Mexican Griddled Chicken, Sweet Potato and Avocado Salad with Chipotle Mayo

This amazingly tasty dish comes from Diana Henry’s – A Bird In the Hand.  Her style of cooking and the simplicity of her recipes should be a winner for most people that don’t want to slave over meals.

I really like this book.  There was isn’t a thing in it I wouldn’t eat and it is far superior to every other chicken book I’ve ever seen. She also published A Change of Appetite – which I’ve cooked from many times.

This dish combines sweet potatoes, quinoa, avocado and a chipotle Mayo that is to die for – and of course the chicken. The sweet potatoes are phenomenal – they are roasted and then griddle fried with chilli flakes and cumin seeds pressed into them. Amazingly smoky!

It took a while to make and in hindsight I should have marinated the chicken for a lot longer than I did. I only left it an hour but I think the four hours recommended in the book is more reasonable. Even overnight might be better given how basic the marinade is; it only has lime juice, garlic, a small amount of ground cumin and oil.

This could so easily become a vegetarian salad by swapping out the chicken for Halloumi or maybe even just leaving it out. It would be a great companion to a BBQ.

There are many components to this dish but they are all very achievable; perhaps the Mayo will be a challenge for anyone that doesn’t have a stick blender as to need to add the oil gradually so that the Mayo emulsified. Mine split a little – but i didn’t affect the taste.
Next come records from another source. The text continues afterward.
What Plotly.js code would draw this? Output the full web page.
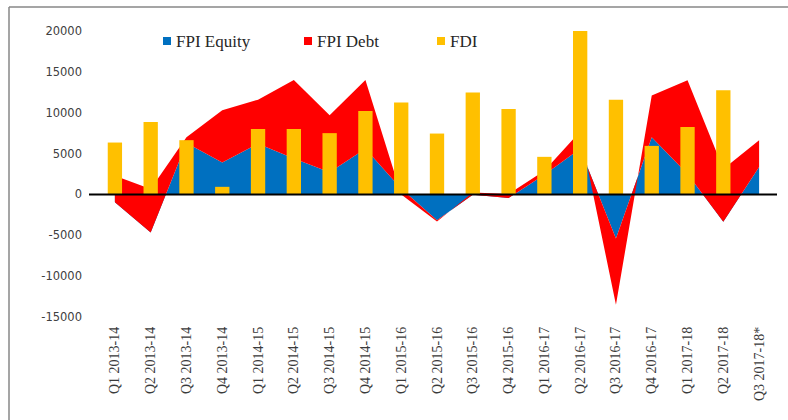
<!DOCTYPE html>
<html>
<head>
<meta charset="utf-8">
<script src="https://cdn.plot.ly/plotly-3.0.1.min.js"></script>
<style>html,body{margin:0;padding:0;background:#fff;}#chart{width:788px;height:420px;}</style>
</head>
<body>
<div id="chart"></div>
<script>
const categories = ['Q1 2013-14','Q2 2013-14','Q3 2013-14','Q4 2013-14','Q1 2014-15','Q2 2014-15','Q3 2014-15','Q4 2014-15','Q1 2015-16','Q2 2015-16','Q3 2015-16','Q4 2015-16','Q1 2016-17','Q2 2016-17','Q3 2016-17','Q4 2016-17','Q1 2017-18','Q2 2017-18','Q3 2017-18*'];
const fpiEquity = [-950, -4650, 6300, 3900, 6200, 4400, 2700, 5600, 700, -3150, -50, -450, 2400, 5600, -5400, 7000, 2500, -3350, 3370];
const fpiDebt = [3250, 5300, 700, 6400, 5400, 9600, 7000, 8400, -700, -150, 300, 500, 500, 2100, -8100, 5100, 11470, 6450, 3270];
const fdi = [6350, 8870, 6640, 930, 8000, 8000, 7500, 10200, 11250, 7450, 12460, 10460, 4600, 20150, 11600, 5940, 8260, 12750, null];
const seriesNames = ['FPI Equity', 'FPI Debt', 'FDI'];
const seriesColors = ['#0070C0', '#FF0000', '#FFC000'];
const yTicks = [-15000, -10000, -5000, 0, 5000, 10000, 15000, 20000];
const yTickText = ['-15000', '-10000', '-5000', '0', '5000', '10000', '15000', '20000'];

// stacked top of debt area (Excel stacked area)
const debtTop = fpiEquity.map((v, i) => v + fpiDebt[i]);

const W = 788, H = 420;
const L = 97, R = 11, T = 31, B = 103;
const pw = W - L - R, ph = H - T - B;
const px = x => (x - L) / pw;
const py = y => (H - B - y) / ph;

const traces = [
  {x: categories, y: fpiEquity, type: 'scatter', mode: 'none', fill: 'tozeroy',
   fillcolor: seriesColors[0], name: seriesNames[0], showlegend: false, hoverinfo: 'skip'},
  {x: categories, y: debtTop, type: 'scatter', mode: 'none', fill: 'tonexty',
   fillcolor: seriesColors[1], name: seriesNames[1], showlegend: false, hoverinfo: 'skip'},
  {x: categories, y: fdi, type: 'bar', xaxis: 'x2', yaxis: 'y2', width: 0.4,
   marker: {color: seriesColors[2], line: {width: 0}}, name: seriesNames[2], showlegend: false}
];

const shapes = [
  // zero axis line
  {type: 'line', xref: 'paper', yref: 'y', x0: px(89), x1: 1, y0: 0, y1: 0,
   line: {color: '#000', width: 2}, layer: 'above'},
  // chart frame
  {type: 'line', xref: 'paper', yref: 'paper', x0: px(9), x1: px(9), y0: py(7), y1: py(430),
   line: {color: '#878787', width: 1.5}},
  {type: 'line', xref: 'paper', yref: 'paper', x0: px(9), x1: px(800), y0: py(7), y1: py(7),
   line: {color: '#878787', width: 1.5}}
];
const annotations = [];
const legendX = [167, 308, 441];
const legendY = 41;
seriesNames.forEach((n, i) => {
  shapes.push({type: 'rect', xref: 'paper', yref: 'paper',
    x0: px(legendX[i] - 4), x1: px(legendX[i] + 4), y0: py(legendY + 4), y1: py(legendY - 4),
    fillcolor: seriesColors[i], line: {width: 0}});
  annotations.push({xref: 'paper', yref: 'paper', x: px(legendX[i] + 7), y: py(legendY),
    xanchor: 'left', yanchor: 'middle', showarrow: false, text: n,
    font: {family: 'Liberation Serif, serif', size: 17, color: '#262626'}});
});

const layout = {
  width: W, height: H, autosize: false,
  margin: {l: L, r: R, t: T, b: B},
  paper_bgcolor: '#fff', plot_bgcolor: '#fff',
  showlegend: false,
  xaxis: {type: 'category', range: [-0.5, 18.5], showgrid: false, zeroline: false, showline: false,
    ticks: '', tickangle: -90, ticklabelstandoff: 6,
    tickfont: {family: 'Liberation Serif, serif', size: 14, color: '#3a3a3a'}},
  yaxis: {range: [-15000, 20000], tickvals: yTicks, ticktext: yTickText, showgrid: false, zeroline: false, showline: false,
    ticks: '', ticklabelstandoff: 14,
    tickfont: {family: 'DejaVu Sans, sans-serif', size: 11.5, color: '#404040'}},
  xaxis2: {type: 'category', overlaying: 'x', matches: 'x', visible: false},
  yaxis2: {overlaying: 'y', matches: 'y', visible: false},
  shapes: shapes,
  annotations: annotations
};

Plotly.newPlot('chart', traces, layout, {staticPlot: true, displayModeBar: false});
</script>
</body>
</html>
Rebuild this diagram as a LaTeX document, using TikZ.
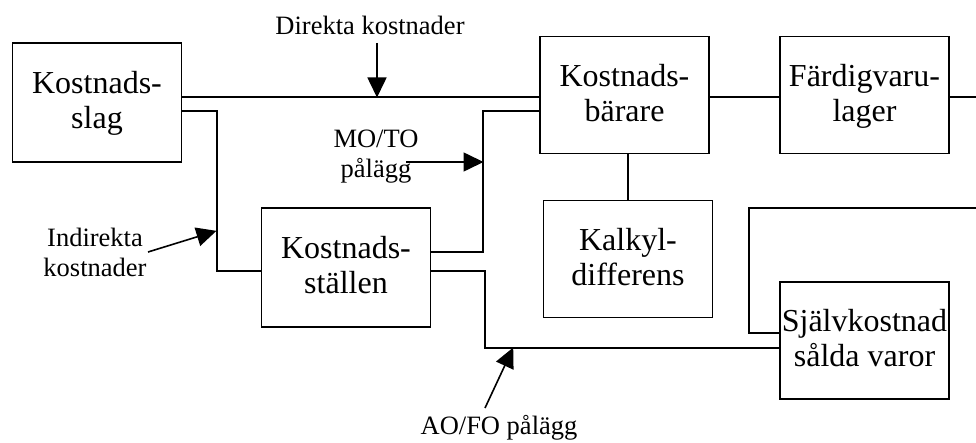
\documentclass[tikz,border=0pt]{standalone}
\usepackage{fontspec}
\setmainfont{Liberation Serif}
\usetikzlibrary{arrows.meta}

\tikzset{
  box/.style={draw, line width=1.6pt, rectangle, inner sep=0pt,
    minimum width=169pt, minimum height=117pt, align=center,
    font=\fontsize{32}{35}\selectfont},
  wire/.style={line width=1.6pt},
  feed/.style={line width=1.6pt, -{Triangle[length=20pt,width=19pt]}, shorten >=-0.5pt},
  lbl/.style={align=center, inner sep=0pt, font=\fontsize{26.5}{30}\selectfont}
}
% two-line box caption, set a little above the box centre
\newcommand{\boxlines}[2]{#1\\#2\\[-30pt]}

\begin{document}
\begin{tikzpicture}[x=1pt, y=-1pt]
\useasboundingbox (0,0) rectangle (976,443);

% cost flow boxes
\node[box, minimum height=119pt] (kslag)  at (97,102.5)  {\boxlines{Kostnads-}{slag}};
\node[box] (kbar)   at (624.5,95)  {\boxlines{Kostnads-}{bärare}};
\node[box] (fvl)    at (864.5,95)  {\boxlines{Färdigvaru-}{lager}};
\node[box, minimum height=119pt] (kstall) at (346,267.5) {\boxlines{Kostnads-}{ställen}};
\node[box] (kdiff)  at (628,259)   {\boxlines{Kalkyl-}{differens}};
\node[box] (sjalv)  at (864.5,340.5) {\boxlines{Självkostnad}{sålda varor}};

% routing levels and bends
\coordinate (yA) at (0,97);
\coordinate (yB) at (0,111);
\coordinate (yC) at (0,271);
\coordinate (yD) at (0,252);
\coordinate (j1) at (217,111);
\coordinate (j2) at (217,271);
\coordinate (j3) at (483,252);
\coordinate (j4) at (483,111);
\coordinate (j5) at (485,271);
\coordinate (j6) at (485,348);
\coordinate (outA) at (976,97);
\coordinate (inB) at (976,208);
\coordinate (j7) at (749,208);
\coordinate (j8) at (749,333);

% direct costs
\draw[wire] (kslag.east |- yA) -- (kbar.west |- yA);
% indirect costs via cost centres
\draw[wire] (kslag.east |- yB) -- (j1) -- (j2) -- (kstall.west |- yC);
\draw[wire] (kstall.east |- yD) -- (j3) -- (j4) -- (kbar.west |- yB);
\draw[wire] (kstall.east |- yC) -- (j5) -- (j6) -- (sjalv.west |- j6);
% product flow
\draw[wire] (kbar.east |- yA) -- (fvl.west |- yA);
\draw[wire] (fvl.east |- yA) -- (outA);
\draw[wire] (kdiff.north |- kbar.south) -- (kdiff.north);
\draw[wire] (inB) -- (j7) -- (j8) -- (sjalv.west |- j8);

% labels with feed arrows
\node[lbl] (direkta) at (370,25) {Direkta kostnader};
\coordinate (dtip) at (377,97);
\draw[feed] (377,43) -- (dtip);

\node[lbl] (moto) at (376,157) {MO/TO\\pålägg};
\draw[feed] (406,162) -- (j4 |- 0,162);

\node[lbl] (indir) at (95,252) {Indirekta\\kostnader};
\draw[feed] (148,252) -- (216,231);

\node[lbl] (aofo) at (499,428) {AO/FO pålägg};
\draw[feed] (485,408) -- (513,348);
\end{tikzpicture}
\end{document}
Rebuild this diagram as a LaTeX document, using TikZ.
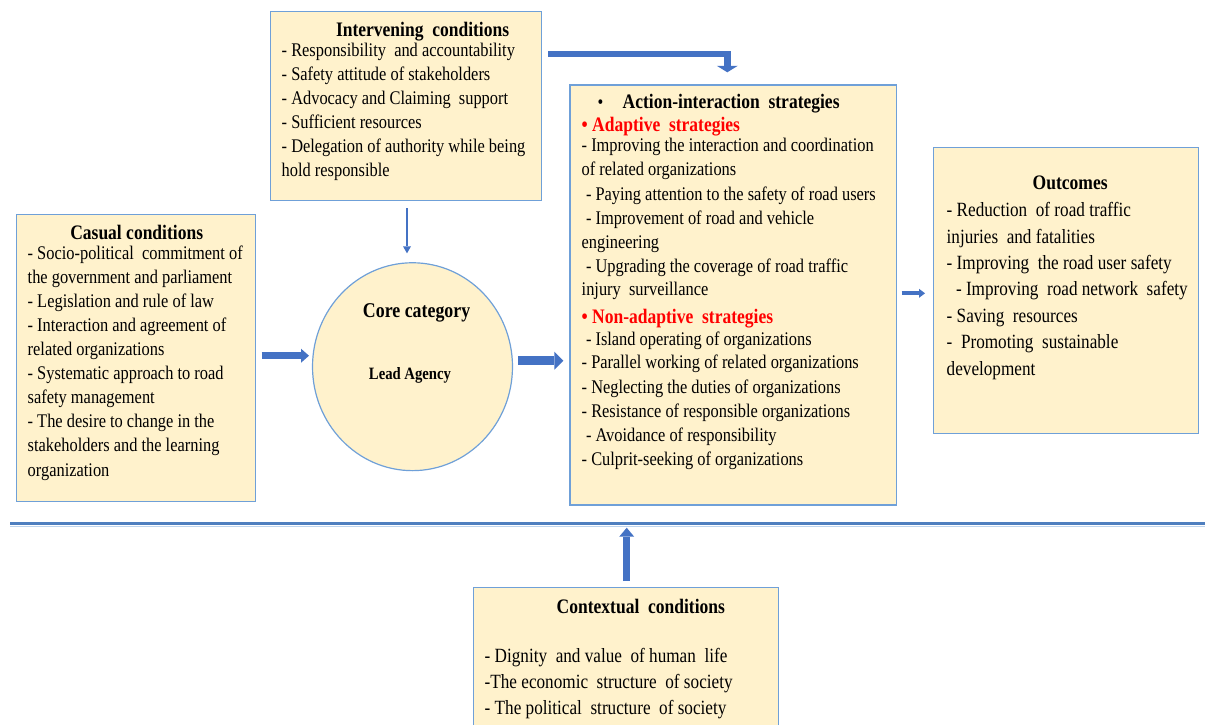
\documentclass[tikz,border=0pt]{standalone}
\usepackage{fontspec}
\setmainfont{Liberation Serif}[FakeStretch=0.85]
\usetikzlibrary{arrows.meta,shapes.geometric}
\definecolor{boxfill}{HTML}{FFF2CC}
\definecolor{boxline}{HTML}{6FA0D8}
\definecolor{arrowblue}{HTML}{4472C4}
\definecolor{linedark}{HTML}{4F7FBF}
\definecolor{redtxt}{HTML}{FF0000}
\newcommand{\boxtext}[4]{\parbox[c][#1][t]{#2}{\raggedright\leftskip=#3\relax\rightskip=-100pt plus 1fil\relax\lineskiplimit=-100pt\lineskip=0pt #4}}
\begin{document}
\begin{tikzpicture}[x=1pt,y=-1pt,
  box/.style={draw=boxline, fill=boxfill, line width=1.2pt, inner sep=0pt, outer sep=0pt},
  barrow/.style n args={3}{draw=arrowblue, line width=#1, line join=miter,
     -{Triangle[width=#2,length=#3,line width=0pt]}}]
\useasboundingbox (0,0) rectangle (1205,724);
\clip (0,0) rectangle (1205,724);

% Intervening conditions
\node[box, anchor=north west] (interv) at (270.7,11.7) {\boxtext{189pt}{271pt}{11pt}{\fontsize{19.3}{24}\selectfont\rule{0pt}{24.3pt}\hspace*{54.3pt}{\bfseries\fontsize{20.6}{24}\selectfont Intervening\ \ conditions}\\[-3.3pt]
- Responsibility\ \ and accountability\\
- Safety attitude of stakeholders\\
- Advocacy and Claiming\ \ support\\
- Sufficient resources\\
- Delegation of authority while being\\
hold responsible}};

% Casual conditions
\node[box, anchor=north west] (casual) at (16.6,214.3) {\boxtext{287.4pt}{238.7pt}{11.1pt}{\fontsize{19.3}{24.08}\selectfont\rule{0pt}{24.7pt}\hspace*{42.6pt}{\bfseries\fontsize{20.6}{24}\selectfont Casual conditions}\\[-3.8pt]
- Socio-political\ \ commitment of\\
the government and parliament\\
- Legislation\ and rule of law\\
- Interaction and agreement of\\
related organizations\\
- Systematic approach to road\\
safety management\\
- The desire to change in the\\
stakeholders and the learning\\
organization}};

% Core category
\node[box, ellipse] (core) at (412.5,366.7) {\parbox[c][147pt][t]{141.4pt}{\centering\lineskiplimit=-100pt\lineskip=0pt\fontsize{17.3}{62.5}\selectfont\rule{0pt}{23.8pt}\makebox[\linewidth]{\hspace*{8.2pt}\bfseries\fontsize{21}{24}\selectfont Core category}\\
\makebox[\linewidth]{\hspace*{-5pt}\bfseries Lead Agency}}};

% Action-interaction strategies
\node[box, anchor=north west] (action) at (570,85) {\boxtext{420pt}{326.7pt}{11.7pt}{\fontsize{19.3}{24.2}\selectfont\rule{0pt}{23.3pt}\hspace*{16pt}\makebox[25pt][l]{•}{\bfseries\fontsize{20.6}{24}\selectfont Action-interaction\ \ strategies}\\[-0.8pt]
{\color{redtxt}\bfseries\fontsize{20.6}{24}\selectfont • Adaptive\ \ strategies}\\[-4.2pt]
- Improving\ the interaction and coordination\\
of related organizations\\
\hspace*{4.3pt}- Paying attention to the safety of road users\\
\hspace*{4.3pt}- Improvement\ of road and vehicle\\
engineering\\
\hspace*{4.3pt}- Upgrading\ the coverage of road traffic\\[-1.9pt]
injury\ \ surveillance\\[4.1pt]
{\color{redtxt}\bfseries\fontsize{20.6}{24}\selectfont • Non-adaptive\ \ strategies}\\[-2.5pt]
\hspace*{4.3pt}- Island operating of organizations\\[-0.9pt]
- Parallel working\ of related organizations\\[0.8pt]
- Neglecting the duties of organizations\\
- Resistance of responsible\ organizations\\
\hspace*{4.3pt}- Avoidance of responsibility\\
- Culprit-seeking\ of organizations}};

% Outcomes
\node[box, anchor=north west] (outc) at (933.3,147.3) {\boxtext{286pt}{265pt}{13.4pt}{\fontsize{20.2}{26.4}\selectfont\rule{0pt}{42pt}\hspace*{86pt}{\bfseries\fontsize{20.6}{24}\selectfont Outcomes}\\[1pt]
- Reduction\ \ of road traffic\\
injuries\ \ and fatalities\\
- Improving\ \ the road user safety\\
\hspace*{9.3pt}- Improving\ \ road network\ \ safety\\
- Saving\ \ resources\\
-\ \ Promoting\ \ sustainable\\
development}};

% Contextual conditions
\node[box, anchor=north west] (ctx) at (473.4,587.7) {\boxtext{160pt}{304.9pt}{11.3pt}{\fontsize{20.2}{26}\selectfont\rule{0pt}{25.6pt}\hspace*{72pt}{\bfseries\fontsize{20.6}{24}\selectfont Contextual\ \ conditions}\\[23pt]
- Dignity\ \ and value\ \ of human\ \ life\\
-The economic\ \ structure\ \ of society\\
- The political\ \ structure\ \ of society}};

% separator line
\coordinate (lineL) at (10,523.3);
\coordinate (lineR) at (1205,523.3);
\draw[line width=1.2pt, draw=boxline!45] ([yshift=-3.2pt]lineL) -- ([yshift=-3.2pt]lineR);
\draw[line width=3.6pt, draw=linedark] (lineL) -- (lineR);

% arrow positions
\coordinate (yA) at (0,355.7);
\coordinate (yB) at (0,360.7);
\coordinate (yC) at (0,293.3);
\coordinate (pD) at (407,0);
\coordinate (pE) at (727.3,54);
\coordinate (pF) at (626.7,0);

\draw[barrow={6.5pt}{14pt}{8pt}, shorten <=6.4pt, shorten >=3.5pt] (casual.east |- yA) -- (core.west |- yA);
\draw[barrow={8.5pt}{18pt}{9pt}, shorten <=5.8pt, shorten >=6.7pt] (core.east |- yB) -- (action.west |- yB);
\draw[barrow={4pt}{9pt}{6pt}, shorten <=5pt, shorten >=8.3pt] (action.east |- yC) -- (outc.west |- yC);
\draw[barrow={2.4pt}{8pt}{7pt}, shorten <=7.3pt, shorten >=9.4pt] (interv.south -| pD) -- (core.north -| pD);
\draw[barrow={6.5pt}{21pt}{6.5pt}, shorten <=6.6pt, shorten >=12.7pt] (interv.east |- pE) -| (action.north -| pE);
\draw[barrow={7.5pt}{15pt}{9pt}, shorten <=6.7pt, shorten >=4.4pt] (ctx.north -| pF) -- (lineL -| pF);
\end{tikzpicture}
\end{document}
The only thing I changed in this recipe was leaving the chicken thighs whole with the bone in. This was more through oversight than choice. When I make it again – I which I will – I’ll remove the bone and slice the chicken into the salad. It’ll be a more enjoyable eat this way I think.

I might even consider preparing the chicken with a ras el hanout marinade as I think a punchier chicken might bring more to the dish.